I sat down with a man who had alarmingly sharp features and a thorny tattoo on the underside of his collarbone for the interview. He made some small chit-chat about how I'm liking Colorado so far and why he prefers it here to California. He asked about the tattoo on my forearm, he seemed to half-care about it and the dead uncle it originated from. I was probably his 900th interview that day, and not everyone has to be profoundly emotionally impacted by my uncle's illness. I give him a pass.

He then asks me about how confident I am with my body. I started with the words “I'm not exactly a gym rat” because I didn't want to open with “this morning I was out of milk for cereal so I microwaved some vanilla ice cream instead.”

Eventually, I made a comment about how I'm “not self-conscious,” to which he promptly waved his hand up off the armrest and said “let's see it.”

I stood up and pretended to start shame-crying when I unbuttoned the top button. His face showed immediate concern, then he relaxed when he saw me seeing his face. I couldn't help myself. Little things like this keep me sane. In fairness, I'm sure some 19-year-old girl with an appendectomy scar wasn't kidding when she did that earlier this week.

I get my shirt off after a laugh and I experienced what women have to go through every day. I was looked at like an object, or a “piece of meat” if I were an indignant feminist. It was strange, to say the least.

“Some stretch marks there, okay,” he said.

Oh, you mean those things on my biceps and chest that girlfriends and mom have told me they can barely notice for the last four years? Cool. Insecurity confirmed.

After a few more up-and-downs with his eyes he allowed me to put my shirt back on.

“So, not bad,” he said “Not a six pack, but not bad.”

The only time I had ever heard his tone before was when I got feedback from professors on my papers in college. My body had never been such a direct subject to critique. Which is not that his criticism was harsh or inaccurate. It's just that it existed that I found so odd. I took my shirt off and some stranger gave it a meh/10.

I found out that they required $400 to “build my portfolio.” They got me all the way here just so I could be reminded of the dice-rolling I mentioned earlier.

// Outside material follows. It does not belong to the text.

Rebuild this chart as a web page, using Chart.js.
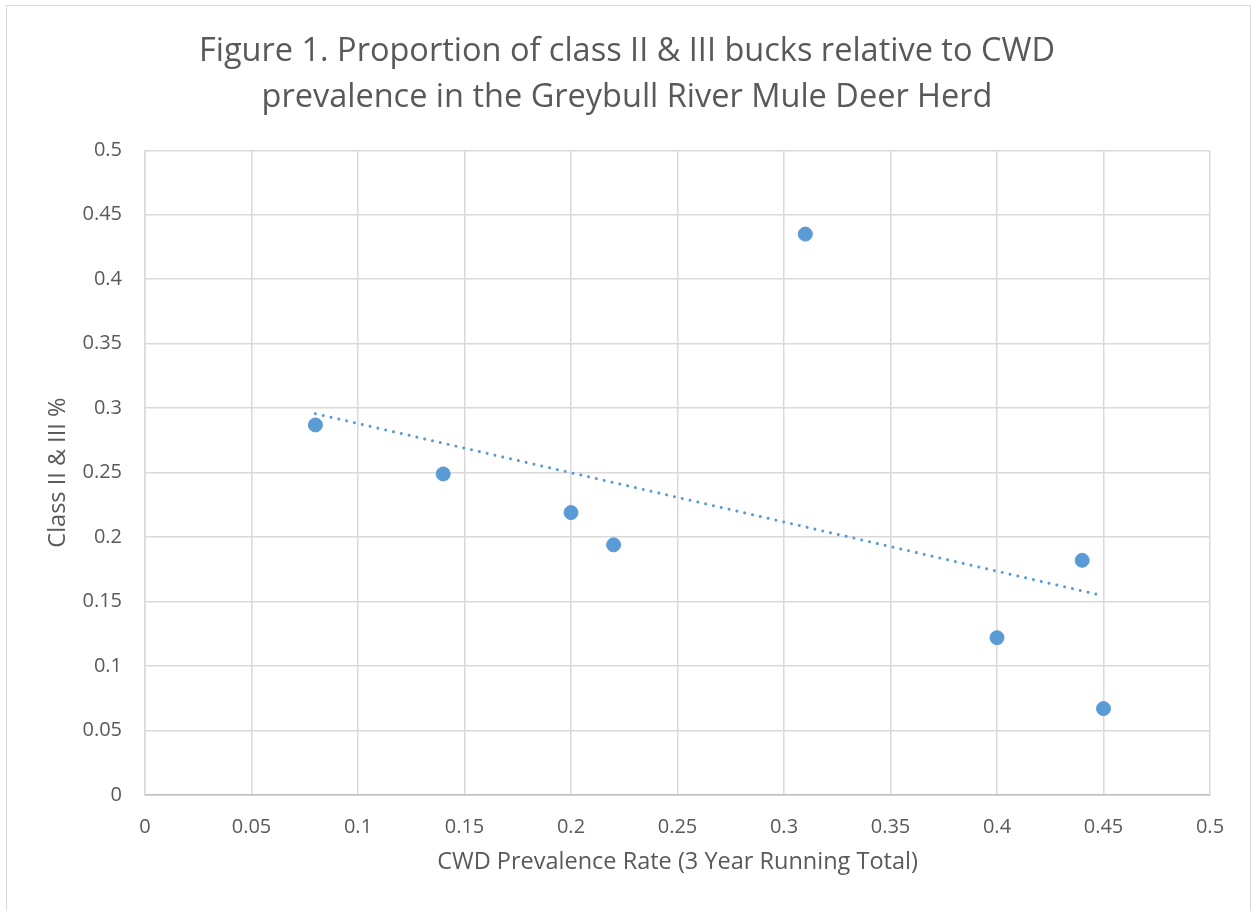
<!DOCTYPE html>
<html>
<head>
<meta charset="utf-8">
<script src="https://cdn.jsdelivr.net/npm/chart.js@4.4.1/dist/chart.umd.min.js"></script>
<style>
  html, body { margin: 0; padding: 0; background: #fff; }
  #wrap { position: relative; width: 1254px; height: 911px; }
</style>
</head>
<body>
<div id="wrap"><canvas id="chart" width="1254" height="911"></canvas></div>
<script>
// datos
const prevalence = [0.08, 0.14, 0.20, 0.22, 0.31, 0.40, 0.44, 0.45];
const classPct = [0.287, 0.249, 0.219, 0.194, 0.435, 0.122, 0.182, 0.067];
const xTickLabels = ['0', '0.05', '0.1', '0.15', '0.2', '0.25', '0.3', '0.35', '0.4', '0.45', '0.5'];
const yTickLabels = ['0', '0.05', '0.1', '0.15', '0.2', '0.25', '0.3', '0.35', '0.4', '0.45', '0.5'];

const BLUE = '#5B9BD5';
const GREY_TXT = '#595959';
const FONT = "'Open Sans', 'Noto Sans', sans-serif";

// línea de tendencia lineal (mínimos cuadrados) entre el primer y último x
function trendLine(xs, ys) {
  const n = xs.length;
  const mx = xs.reduce((a, b) => a + b, 0) / n;
  const my = ys.reduce((a, b) => a + b, 0) / n;
  let sxy = 0, sxx = 0;
  xs.forEach((x, i) => { sxy += (x - mx) * (ys[i] - my); sxx += (x - mx) * (x - mx); });
  const m = sxy / sxx, b = my - m * mx;
  const x0 = Math.min(...xs), x1 = Math.max(...xs);
  return [{ x: x0, y: m * x0 + b }, { x: x1, y: m * x1 + b }];
}

const outerBorder = {
  id: 'outerBorder',
  beforeDraw(chart) {
    const ctx = chart.ctx;
    ctx.save();
    ctx.fillStyle = '#fff';
    ctx.fillRect(0, 0, chart.width, chart.height);
    ctx.strokeStyle = '#D9D9D9';
    ctx.lineWidth = 1;
    ctx.strokeRect(6.5, 5.5, 1244, 920);
    ctx.restore();
  }
};

new Chart(document.getElementById('chart'), {
  type: 'scatter',
  data: {
    datasets: [
      {
        label: 'Class II & III %',
        data: prevalence.map((x, i) => ({ x, y: classPct[i] })),
        backgroundColor: BLUE,
        borderColor: BLUE,
        pointRadius: 7,
        pointHoverRadius: 7,
        order: 1,
      },
      {
        type: 'line',
        label: 'Linear',
        data: trendLine(prevalence, classPct),
        borderColor: BLUE,
        borderWidth: 3,
        borderDash: [0.01, 8],
        borderCapStyle: 'round',
        pointRadius: 0,
        fill: false,
        order: 0,
      },
    ],
  },
  options: {
    responsive: false,
    animation: false,
    layout: { padding: { left: 44, right: 44, top: 0, bottom: 0 } },
    plugins: {
      legend: { display: false },
      tooltip: { enabled: false },
      title: {
        display: true,
        text: ['Figure 1. Proportion of class II & III bucks relative to CWD', 'prevalence in the Greybull River Mule Deer Herd'],
        color: GREY_TXT,
        font: { family: FONT, size: 32.5, weight: 'normal', lineHeight: 1.42 },
        padding: { top: 29, bottom: 29 },
      },
    },
    scales: {
      x: {
        type: 'linear',
        min: 0,
        max: 0.5,
        ticks: {
          stepSize: 0.05,
          color: GREY_TXT,
          font: { family: FONT, size: 20 },
          padding: 20,
          maxRotation: 0,
          callback: (v, i) => xTickLabels[i],
        },
        grid: { color: '#D9D9D9', lineWidth: 1.5, drawTicks: false },
        border: { color: '#BFBFBF', width: 1.5 },
        title: {
          display: true,
          text: 'CWD Prevalence Rate (3 Year Running Total)',
          color: GREY_TXT,
          font: { family: FONT, size: 23.5 },
          padding: { top: 0, bottom: 35 },
        },
        afterFit(scale) { scale.height = 116; },
      },
      y: {
        min: 0,
        max: 0.5,
        ticks: {
          stepSize: 0.05,
          color: GREY_TXT,
          font: { family: FONT, size: 20 },
          padding: 23,
          callback: (v, i) => yTickLabels[i],
        },
        grid: { color: '#D9D9D9', lineWidth: 1.5, drawTicks: false },
        border: { color: '#D9D9D9', width: 1.5 },
        title: {
          display: true,
          text: 'Class II & III %',
          color: GREY_TXT,
          font: { family: FONT, size: 23.5 },
          padding: { top: 0, bottom: 0 },
        },
        afterFit(scale) { scale.width = 101; },
      },
    },
  },
  plugins: [outerBorder],
});
</script>
</body>
</html>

I told him I'd think about it and he let me be on my way. But, there was just one more off-putting moment this guy had in store for me. As he walked me out he said lots of nice things about how I “have a great look” and that I “just need to tone up the body a little bit” and we could work together. It was his last line that stuck with me.

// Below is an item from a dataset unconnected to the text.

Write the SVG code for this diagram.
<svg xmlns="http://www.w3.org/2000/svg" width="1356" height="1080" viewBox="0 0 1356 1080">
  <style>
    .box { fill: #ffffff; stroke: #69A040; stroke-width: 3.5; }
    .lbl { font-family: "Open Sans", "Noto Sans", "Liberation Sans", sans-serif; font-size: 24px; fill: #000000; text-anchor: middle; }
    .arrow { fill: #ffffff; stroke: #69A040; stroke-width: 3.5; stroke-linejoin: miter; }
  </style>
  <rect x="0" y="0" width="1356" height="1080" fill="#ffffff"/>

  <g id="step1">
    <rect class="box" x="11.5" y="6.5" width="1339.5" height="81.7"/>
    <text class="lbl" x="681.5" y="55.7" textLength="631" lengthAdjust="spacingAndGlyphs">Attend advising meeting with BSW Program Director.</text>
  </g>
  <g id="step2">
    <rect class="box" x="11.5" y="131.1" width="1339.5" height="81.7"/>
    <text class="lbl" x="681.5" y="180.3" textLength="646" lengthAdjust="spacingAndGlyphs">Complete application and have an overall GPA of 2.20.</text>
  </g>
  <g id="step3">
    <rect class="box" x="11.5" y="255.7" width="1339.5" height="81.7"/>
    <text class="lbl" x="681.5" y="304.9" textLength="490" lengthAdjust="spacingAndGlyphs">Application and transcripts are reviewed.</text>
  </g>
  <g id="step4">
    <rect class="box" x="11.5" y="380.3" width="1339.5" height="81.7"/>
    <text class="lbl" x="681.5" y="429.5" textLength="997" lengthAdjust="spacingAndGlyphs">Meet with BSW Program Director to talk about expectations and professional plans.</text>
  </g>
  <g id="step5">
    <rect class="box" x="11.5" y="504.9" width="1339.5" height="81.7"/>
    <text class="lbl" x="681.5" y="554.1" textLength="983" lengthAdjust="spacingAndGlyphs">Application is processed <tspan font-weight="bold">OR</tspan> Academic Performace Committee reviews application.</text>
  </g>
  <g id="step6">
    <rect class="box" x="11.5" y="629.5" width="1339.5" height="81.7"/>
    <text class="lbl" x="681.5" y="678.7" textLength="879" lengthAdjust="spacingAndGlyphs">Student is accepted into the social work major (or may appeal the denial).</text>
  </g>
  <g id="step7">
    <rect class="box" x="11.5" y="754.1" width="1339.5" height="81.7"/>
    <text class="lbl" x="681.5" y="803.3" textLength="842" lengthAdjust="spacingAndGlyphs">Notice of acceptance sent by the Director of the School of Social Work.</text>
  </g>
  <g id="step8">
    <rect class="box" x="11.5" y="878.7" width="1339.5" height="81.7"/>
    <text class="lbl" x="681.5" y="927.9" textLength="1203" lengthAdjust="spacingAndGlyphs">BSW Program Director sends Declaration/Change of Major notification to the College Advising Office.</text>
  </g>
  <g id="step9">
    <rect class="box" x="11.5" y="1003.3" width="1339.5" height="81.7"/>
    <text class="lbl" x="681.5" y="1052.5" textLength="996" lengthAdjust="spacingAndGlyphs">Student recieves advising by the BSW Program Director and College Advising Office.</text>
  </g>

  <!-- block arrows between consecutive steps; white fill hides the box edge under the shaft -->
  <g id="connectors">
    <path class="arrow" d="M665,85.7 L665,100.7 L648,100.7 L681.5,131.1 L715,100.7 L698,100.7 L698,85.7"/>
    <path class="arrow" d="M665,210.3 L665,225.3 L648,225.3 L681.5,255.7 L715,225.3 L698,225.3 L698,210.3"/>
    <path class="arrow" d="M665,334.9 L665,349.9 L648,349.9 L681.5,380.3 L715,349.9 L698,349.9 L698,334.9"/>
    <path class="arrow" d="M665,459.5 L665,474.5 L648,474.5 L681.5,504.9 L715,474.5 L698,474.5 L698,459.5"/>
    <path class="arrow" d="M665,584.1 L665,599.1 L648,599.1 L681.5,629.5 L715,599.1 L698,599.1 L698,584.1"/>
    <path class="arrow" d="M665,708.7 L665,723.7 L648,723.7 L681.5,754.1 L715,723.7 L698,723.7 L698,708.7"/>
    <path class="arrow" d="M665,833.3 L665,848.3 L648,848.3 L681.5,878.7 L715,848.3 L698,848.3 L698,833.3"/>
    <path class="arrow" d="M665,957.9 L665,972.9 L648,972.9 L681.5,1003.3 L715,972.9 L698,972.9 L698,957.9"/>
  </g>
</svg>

“You've got... *sigh*... personality.”

He said it like it was disappointing, like it was a deficiency. I, of course, took it as a compliment, but that sigh made it all a bit back-handed. I walked out, taking one more glance at their framed clients on display, avoiding eye contact so as not to be visually accosted. I'd had enough of that for the day.

I got back in the car and was welcomed by my girlfriend reading several online reviews of the place, claiming this agency were crooks who took “portfolio building” money and did nothing with it. I returned home with a few hours of my life wasted, but with the satisfaction of knowing I was able to add “model” to my “Things I'm Not” list.

I'm happy to say that this list has been growing recently, as has the opposite list. I assume moving across the country with nothing resembling a plan has that effect. Forced, but welcome growth.

All my friends and I are still trying to find ourselves, a hopefully endless process. Self-discovery tends to be high in demand, but infrequent in its supply. So, I try to relish in the moments when I feel I actually understand myself. And while being told I have “personality” by someone who seems to have given up on their own is far from a cathartic moment, it may lead to one.

For now, I'm back to Craigslist in hopes of finding my dream job. Or, at the least, in hopes of finding a source of income.

One thing is certain, I need to get back on stage and tell some jokes. It's been about a year since I used that “...*sigh* … personality” for anything worthwhile. I hear Denver comedy is as loving as its population, so I think I'm going to stop using this “hiatus” nonsense as an excuse, and go attempt to make people laugh.

If I remember correctly, it was comedy that made me write my first entry into my “Things I Am” list. I see no reason why it couldn't keep adding to it.